U.S. Regulator Warns About Indexed Annuities

The U. S. Financial Industry Regulatory Authority, Inc. (FINRA), the successor to the National Association of Securities Dealers, Inc. (NASD), has issued warnings about the dangers of “guaranteed” and “principal-protected” indexed-annuities that offer fixed “income benefits” to “beat the bank."; These investments may be unsuitable, can lose money, and are subject to misleading sales practices.

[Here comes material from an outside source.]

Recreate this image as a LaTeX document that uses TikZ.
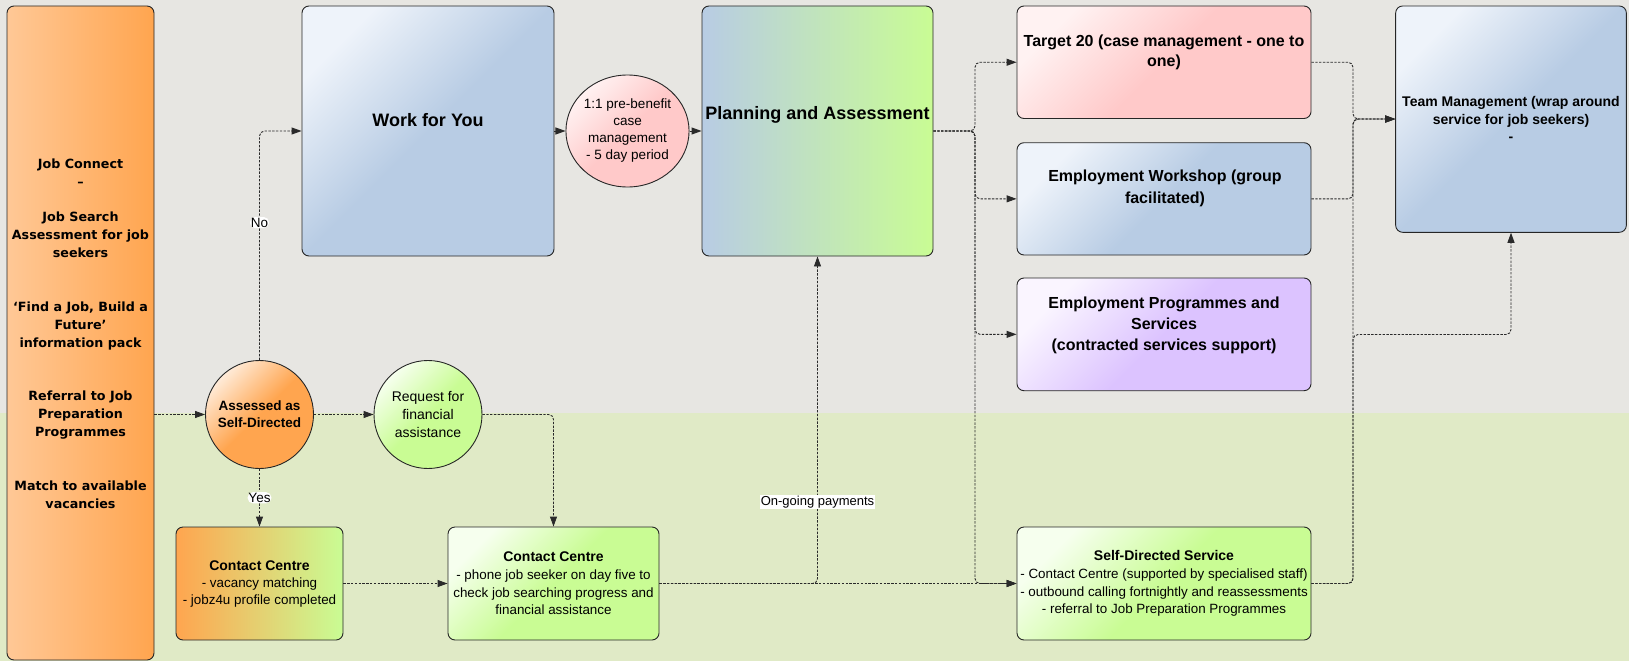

The FINRA/NASD warns in Notice to Members 5-50 (http://www.finra.org/Industry/Regulation/Notices/2005/P014820):

  • Indexed-annuities are “complex investments.”  Most issuers tell their shareholders (but not the retired annuity investor) that the indexed-annuities contain extremely complex structures called “embedded derivatives.”  These embedded derivatives are complex financial instruments that are extremely difficult to value.  Investor Warren Buffet calls derivatives “time bombs."
  • Many indexed-annuities are “not registered under the U.S. Securities Act of 1933” and therefore the investor does not have protections afforded by the U.S. Securities Laws.  State insurance regulators do not check the fair values of the so-called “embedded derivatives” for reasonableness.
  • Sales materials for indexed-annuities can “confuse or mislead investors” because they do not “provide a balanced description of the features and risks.”  Beware of these claims:

“What if the market goes down and you would lose nothing? The market goes up-you gain!”

“A Win/Win Investment Vehicle!”

“How Your Retirement Funds Can Have: Security of Principal, Higher Than CD Rates of Interest, Opportunity for Growth (No Losses)”

“If you’re looking for upside potential and no market downside look no further than [name of Indexed-Annuity].  This fixed annuity... enables you to make the most of S&P 500 Index gains. . . .”

“Growth Potential without Market Risk.”

  • Sales agents do not fully understand the complexities and risks of the indexed-annuity.  Most sales agents cannot value the “embedded derivatives” that can cause you to overpay for “guaranteed” “protection” of your retirement savings.

A FINRA/NASD “Investor Alert” http://www.finra.org/investors/protectyourself/investoralerts/annuitiesandinsurance/p010614):

  • You can “lose money.”  “Many insurance companies only guarantee that you'll receive 87.5 percent of the premiums you paid, plus 1 to 3 percent interest.  Therefore, if you don't receive any index-linked interest, you could lose money on your investment.”